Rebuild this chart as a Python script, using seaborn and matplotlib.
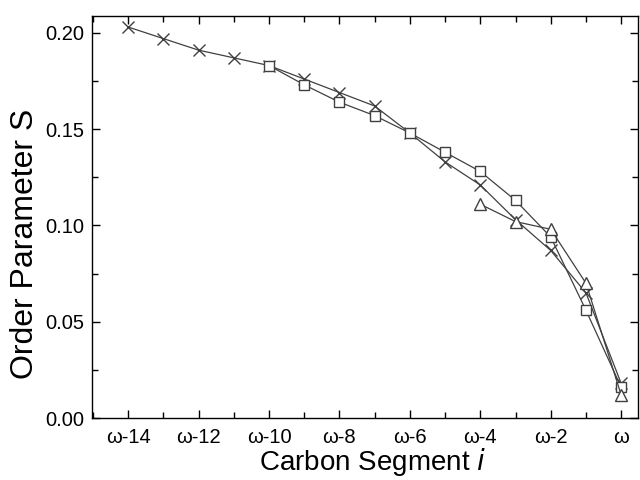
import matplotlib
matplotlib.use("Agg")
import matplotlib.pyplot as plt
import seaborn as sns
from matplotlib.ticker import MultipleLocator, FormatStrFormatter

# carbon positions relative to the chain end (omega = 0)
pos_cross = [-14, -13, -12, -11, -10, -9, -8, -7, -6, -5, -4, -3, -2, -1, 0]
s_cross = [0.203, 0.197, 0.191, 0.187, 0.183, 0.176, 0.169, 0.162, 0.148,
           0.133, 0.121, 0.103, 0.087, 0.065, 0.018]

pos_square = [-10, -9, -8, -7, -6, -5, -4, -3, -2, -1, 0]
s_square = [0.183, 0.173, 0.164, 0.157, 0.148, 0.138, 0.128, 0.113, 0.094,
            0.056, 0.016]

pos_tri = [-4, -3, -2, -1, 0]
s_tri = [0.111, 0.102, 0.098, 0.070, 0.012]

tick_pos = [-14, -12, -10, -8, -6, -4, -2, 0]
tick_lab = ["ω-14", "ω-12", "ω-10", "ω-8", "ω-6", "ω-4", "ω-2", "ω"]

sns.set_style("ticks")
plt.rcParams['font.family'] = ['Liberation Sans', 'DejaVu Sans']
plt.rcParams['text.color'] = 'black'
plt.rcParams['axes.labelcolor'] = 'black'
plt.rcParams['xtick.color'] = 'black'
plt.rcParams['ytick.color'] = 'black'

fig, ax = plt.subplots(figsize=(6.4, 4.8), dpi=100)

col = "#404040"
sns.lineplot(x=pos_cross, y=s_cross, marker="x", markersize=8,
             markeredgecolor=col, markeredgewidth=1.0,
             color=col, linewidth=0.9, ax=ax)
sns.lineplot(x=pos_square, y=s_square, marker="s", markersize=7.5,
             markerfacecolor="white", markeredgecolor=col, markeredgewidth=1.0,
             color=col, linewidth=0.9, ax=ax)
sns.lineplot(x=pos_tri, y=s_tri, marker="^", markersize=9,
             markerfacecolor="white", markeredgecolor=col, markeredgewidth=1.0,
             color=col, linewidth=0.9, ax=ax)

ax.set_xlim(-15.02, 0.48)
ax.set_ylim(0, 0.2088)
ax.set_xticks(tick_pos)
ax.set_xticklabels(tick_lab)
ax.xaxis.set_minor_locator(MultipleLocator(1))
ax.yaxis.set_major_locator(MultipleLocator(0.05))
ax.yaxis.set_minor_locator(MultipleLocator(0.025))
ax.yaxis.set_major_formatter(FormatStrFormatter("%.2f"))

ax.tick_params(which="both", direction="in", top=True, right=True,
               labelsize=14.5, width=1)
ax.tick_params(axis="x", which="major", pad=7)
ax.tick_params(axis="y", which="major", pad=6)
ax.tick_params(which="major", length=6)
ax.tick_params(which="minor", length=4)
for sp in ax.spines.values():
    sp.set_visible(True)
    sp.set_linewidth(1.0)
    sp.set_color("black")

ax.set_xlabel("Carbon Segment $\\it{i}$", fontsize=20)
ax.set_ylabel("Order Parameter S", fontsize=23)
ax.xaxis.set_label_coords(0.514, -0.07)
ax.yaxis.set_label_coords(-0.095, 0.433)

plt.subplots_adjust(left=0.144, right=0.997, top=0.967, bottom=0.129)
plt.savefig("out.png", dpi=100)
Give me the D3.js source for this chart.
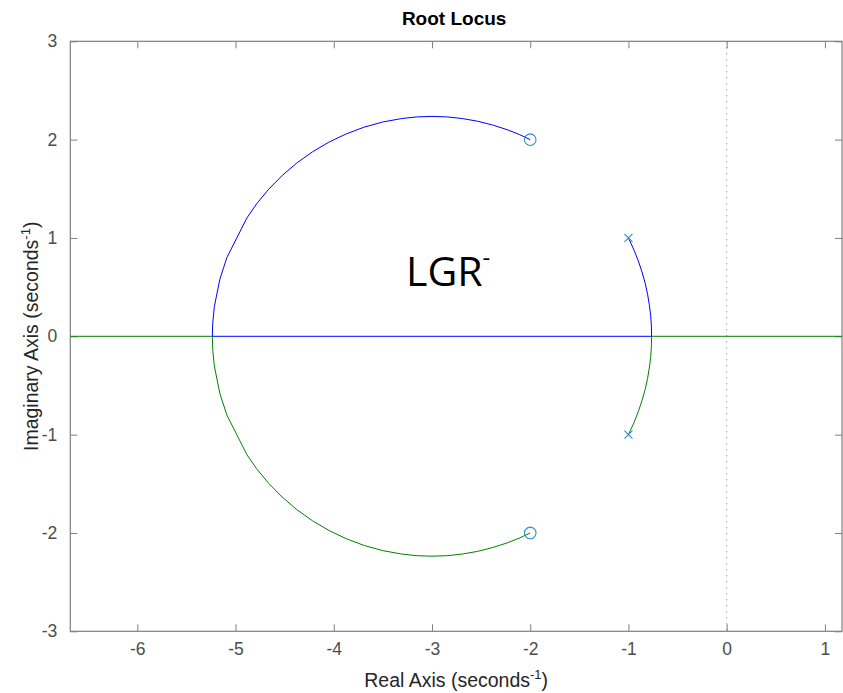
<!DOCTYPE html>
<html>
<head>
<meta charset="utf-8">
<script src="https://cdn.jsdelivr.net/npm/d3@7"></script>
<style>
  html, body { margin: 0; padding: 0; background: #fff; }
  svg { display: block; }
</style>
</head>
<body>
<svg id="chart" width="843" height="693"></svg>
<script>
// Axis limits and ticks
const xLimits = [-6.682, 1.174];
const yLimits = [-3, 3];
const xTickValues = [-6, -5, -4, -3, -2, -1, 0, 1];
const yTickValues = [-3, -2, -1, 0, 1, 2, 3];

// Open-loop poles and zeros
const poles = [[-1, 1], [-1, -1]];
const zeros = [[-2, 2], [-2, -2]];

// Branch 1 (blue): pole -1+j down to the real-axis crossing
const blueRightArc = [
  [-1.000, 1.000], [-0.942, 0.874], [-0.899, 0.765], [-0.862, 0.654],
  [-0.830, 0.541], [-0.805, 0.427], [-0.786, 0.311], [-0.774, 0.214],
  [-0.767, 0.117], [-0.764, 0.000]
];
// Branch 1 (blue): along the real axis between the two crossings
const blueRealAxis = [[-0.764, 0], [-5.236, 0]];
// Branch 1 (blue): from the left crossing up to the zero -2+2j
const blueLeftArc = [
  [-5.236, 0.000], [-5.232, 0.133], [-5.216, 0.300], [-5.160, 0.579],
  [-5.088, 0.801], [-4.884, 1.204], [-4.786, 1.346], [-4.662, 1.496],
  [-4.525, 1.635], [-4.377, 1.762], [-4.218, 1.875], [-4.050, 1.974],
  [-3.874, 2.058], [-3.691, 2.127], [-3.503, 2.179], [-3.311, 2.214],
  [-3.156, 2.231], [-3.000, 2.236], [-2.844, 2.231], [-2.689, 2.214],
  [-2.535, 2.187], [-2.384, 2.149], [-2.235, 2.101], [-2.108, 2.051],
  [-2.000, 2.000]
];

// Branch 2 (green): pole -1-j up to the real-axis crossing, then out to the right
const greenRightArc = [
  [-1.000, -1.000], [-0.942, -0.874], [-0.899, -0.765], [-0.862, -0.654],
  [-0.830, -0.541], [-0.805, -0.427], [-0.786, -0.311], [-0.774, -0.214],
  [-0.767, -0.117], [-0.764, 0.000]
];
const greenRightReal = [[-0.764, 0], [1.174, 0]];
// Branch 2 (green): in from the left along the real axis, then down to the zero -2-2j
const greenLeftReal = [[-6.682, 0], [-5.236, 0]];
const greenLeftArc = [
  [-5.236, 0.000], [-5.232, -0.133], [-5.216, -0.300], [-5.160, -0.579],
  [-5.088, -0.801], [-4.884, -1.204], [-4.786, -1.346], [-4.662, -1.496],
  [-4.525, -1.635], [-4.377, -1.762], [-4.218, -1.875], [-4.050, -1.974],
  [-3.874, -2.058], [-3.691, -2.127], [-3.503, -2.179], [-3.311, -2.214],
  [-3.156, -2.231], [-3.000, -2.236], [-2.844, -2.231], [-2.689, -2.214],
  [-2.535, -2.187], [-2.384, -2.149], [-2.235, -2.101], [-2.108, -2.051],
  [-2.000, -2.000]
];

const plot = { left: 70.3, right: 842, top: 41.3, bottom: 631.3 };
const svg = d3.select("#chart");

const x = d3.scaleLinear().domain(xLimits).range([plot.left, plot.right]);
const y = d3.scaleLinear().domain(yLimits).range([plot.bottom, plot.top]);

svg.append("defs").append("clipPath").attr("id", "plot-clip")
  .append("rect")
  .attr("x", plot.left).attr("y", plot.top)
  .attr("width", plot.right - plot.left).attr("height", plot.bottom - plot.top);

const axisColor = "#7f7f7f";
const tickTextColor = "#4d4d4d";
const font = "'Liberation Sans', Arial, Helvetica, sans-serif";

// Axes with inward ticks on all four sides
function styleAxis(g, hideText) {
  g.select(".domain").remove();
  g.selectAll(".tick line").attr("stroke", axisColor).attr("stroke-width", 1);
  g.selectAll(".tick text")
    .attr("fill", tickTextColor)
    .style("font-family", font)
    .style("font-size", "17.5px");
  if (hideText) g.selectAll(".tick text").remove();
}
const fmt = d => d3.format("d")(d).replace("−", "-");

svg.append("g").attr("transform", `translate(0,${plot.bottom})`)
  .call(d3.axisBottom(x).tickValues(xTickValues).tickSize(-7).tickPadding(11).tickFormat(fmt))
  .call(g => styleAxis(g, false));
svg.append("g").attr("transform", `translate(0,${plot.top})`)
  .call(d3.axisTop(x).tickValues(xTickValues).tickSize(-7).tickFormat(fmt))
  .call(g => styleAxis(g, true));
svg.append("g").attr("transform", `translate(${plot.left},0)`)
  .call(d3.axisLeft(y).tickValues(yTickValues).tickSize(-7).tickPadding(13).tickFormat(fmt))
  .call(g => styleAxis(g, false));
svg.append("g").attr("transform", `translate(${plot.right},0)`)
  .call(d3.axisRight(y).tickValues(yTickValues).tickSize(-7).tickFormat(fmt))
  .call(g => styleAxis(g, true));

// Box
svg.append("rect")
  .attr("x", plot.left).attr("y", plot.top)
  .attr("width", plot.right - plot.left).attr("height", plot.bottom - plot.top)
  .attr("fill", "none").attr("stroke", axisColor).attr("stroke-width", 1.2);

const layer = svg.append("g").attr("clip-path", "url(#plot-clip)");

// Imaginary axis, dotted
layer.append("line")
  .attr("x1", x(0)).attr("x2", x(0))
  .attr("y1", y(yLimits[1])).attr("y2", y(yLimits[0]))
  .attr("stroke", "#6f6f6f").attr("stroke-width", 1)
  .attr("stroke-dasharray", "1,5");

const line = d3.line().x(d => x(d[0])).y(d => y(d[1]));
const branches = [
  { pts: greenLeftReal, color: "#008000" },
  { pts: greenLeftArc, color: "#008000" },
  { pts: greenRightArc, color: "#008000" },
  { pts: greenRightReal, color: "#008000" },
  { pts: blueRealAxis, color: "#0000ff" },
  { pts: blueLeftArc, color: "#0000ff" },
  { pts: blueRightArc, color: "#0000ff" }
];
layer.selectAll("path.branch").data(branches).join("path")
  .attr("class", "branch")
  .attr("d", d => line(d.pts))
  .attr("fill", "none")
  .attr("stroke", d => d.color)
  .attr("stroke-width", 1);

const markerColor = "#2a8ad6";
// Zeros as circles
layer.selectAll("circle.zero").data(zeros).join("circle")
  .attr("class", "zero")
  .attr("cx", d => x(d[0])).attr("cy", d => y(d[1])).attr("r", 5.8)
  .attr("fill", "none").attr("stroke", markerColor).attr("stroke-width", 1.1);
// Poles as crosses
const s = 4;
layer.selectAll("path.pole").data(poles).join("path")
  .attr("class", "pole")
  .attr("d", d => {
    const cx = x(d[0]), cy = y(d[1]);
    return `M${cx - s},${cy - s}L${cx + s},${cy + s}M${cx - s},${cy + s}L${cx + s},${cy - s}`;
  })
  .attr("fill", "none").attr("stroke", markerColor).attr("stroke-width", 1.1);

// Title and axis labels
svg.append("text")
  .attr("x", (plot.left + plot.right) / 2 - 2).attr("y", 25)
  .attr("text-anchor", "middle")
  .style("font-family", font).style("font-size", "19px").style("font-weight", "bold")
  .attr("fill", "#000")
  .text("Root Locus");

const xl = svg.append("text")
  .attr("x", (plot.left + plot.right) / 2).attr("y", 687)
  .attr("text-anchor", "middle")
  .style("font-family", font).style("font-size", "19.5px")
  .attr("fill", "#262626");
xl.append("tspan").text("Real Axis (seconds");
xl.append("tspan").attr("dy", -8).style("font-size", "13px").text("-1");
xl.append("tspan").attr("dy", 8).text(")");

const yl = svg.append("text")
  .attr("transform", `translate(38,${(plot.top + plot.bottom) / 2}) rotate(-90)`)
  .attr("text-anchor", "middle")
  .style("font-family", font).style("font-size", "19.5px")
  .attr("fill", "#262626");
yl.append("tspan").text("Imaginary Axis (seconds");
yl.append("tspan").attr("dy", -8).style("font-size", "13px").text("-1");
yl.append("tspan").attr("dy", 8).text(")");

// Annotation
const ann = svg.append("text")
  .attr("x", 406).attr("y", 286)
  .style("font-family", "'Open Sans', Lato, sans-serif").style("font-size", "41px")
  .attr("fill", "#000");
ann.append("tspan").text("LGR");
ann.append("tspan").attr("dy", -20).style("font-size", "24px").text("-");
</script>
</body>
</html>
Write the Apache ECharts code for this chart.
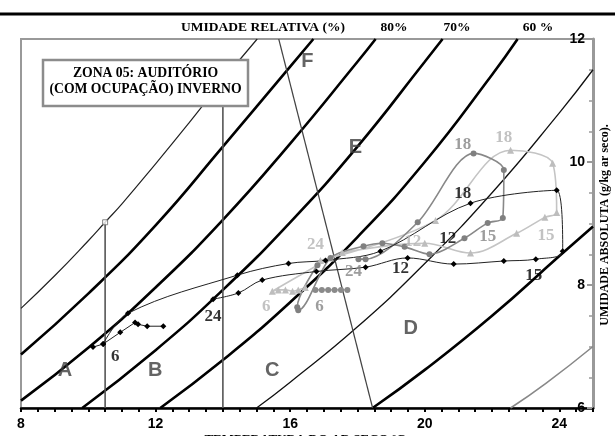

───

Aim: Without the pictures, repeat the entries above line by line, from the first through the one that contains "from matplotlib.ticker import", both ends included.

Result of the exercise:
Rebuild this chart as a Python script, using seaborn and matplotlib.
import matplotlib
matplotlib.use("Agg")
import matplotlib.pyplot as plt
import seaborn as sns
from matplotlib.ticker import MultipleLocator, FormatStrFormatter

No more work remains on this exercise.